We were bouldering at Thrillseekers, a rock gym on South Broadway in Denver, and it’s certainly no gleaming, stylish new athletic center. It’s a dimly lit converted theater, with a floor of loose recycled rubber chunks, the padding feeling quite thin in spots. The short walls are nearly texture-less, which makes smearing extra spicy. The holds look like they haven’t been cleaned or moved for years, so it’s a little like climbing at that super popular crag where the holds are so buffed and greased that all the route grades feel sandbagged. It’s dingy. Scrappy. Why do we like places like this?
I think it’s because I fantasize about being the underdog. Don’t we all love watching Rocky running through the rough part of town and doing pullups at the playground? Or pulling a sled through the snow and chopping wood while Soviet golden boy Ivan Drago is in a high-tech gym? I think lots of us like to imagine we’re tough enough that we don’t need all that fancy training equipment. Give us a pull-up bar, a set of stairs, a giant log to do squats with, and we’ll kick their fancy-gym asses any day.
Maybe it started for me as a teenage track and cross country runner. Our small high school didn’t have much money, so the track out back was still the same dirt oval—400 yards instead of meters—that it was when my dad was a student there. Prone to mud puddles, ruts and giant dust clouds, it made us work just a little harder for each lap. I’m sure we griped about it during windy, cold early-season practices, when it seemed to make training even more miserable. But we also thought maybe it was making us a little tougher. And when it came to lining up at the starting line of a big race on a fancy, cushy track, those days on the rough, extra long dirt track felt like a secret weapon in our pocket.

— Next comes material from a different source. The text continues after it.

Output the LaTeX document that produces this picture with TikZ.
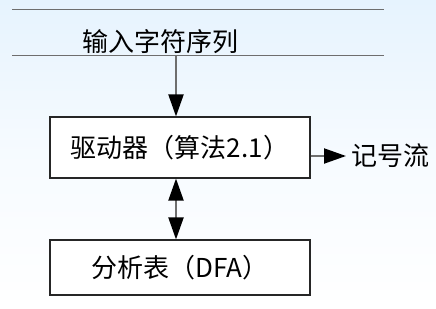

After college, my intro to indoor bouldering came in the dodgy old “rock cave” at McMurdo Station, Antarctica. One of my coworkers on station led me out of the face-searing cold, up the tight wooden staircase to the second floor of the oldest Quonset hut on station. Tucked away upstairs from an old-school weight room was a small, dusty room lined with plywood and covered in plastic holds. Janky, stained twin mattresses were stacked on the floor. Immediately, I was hooked. The cave became a haven—a place to unwind after a long day of work. It was a sad feeling when you got too pumped to keep climbing, because it was such a gross place to sit and chill, you felt strange hanging out there if you weren’t climbing. I think sometimes we would hold on just a little longer on a problem just because we didn’t want to fall into the gross mattresses.
I recently got to climb with some friends at the glamorous brand-new Earth Treks in Golden, Colo. The walls and roofs are architectural works of art, and the restrooms look like something out of a fancy spa—foot baths included. All sorts of climbing-specific training machines fill the weight room and hip new music pumps through the speakers. It all made me feel like a cool kid for a minute. It was awesome. But something inside me missed the character, the scrappy underdog feeling of the dodgy old gyms —the feeling that when you walk in, you just might see Rocky Balboa doing pullups with Mickey yelling at him.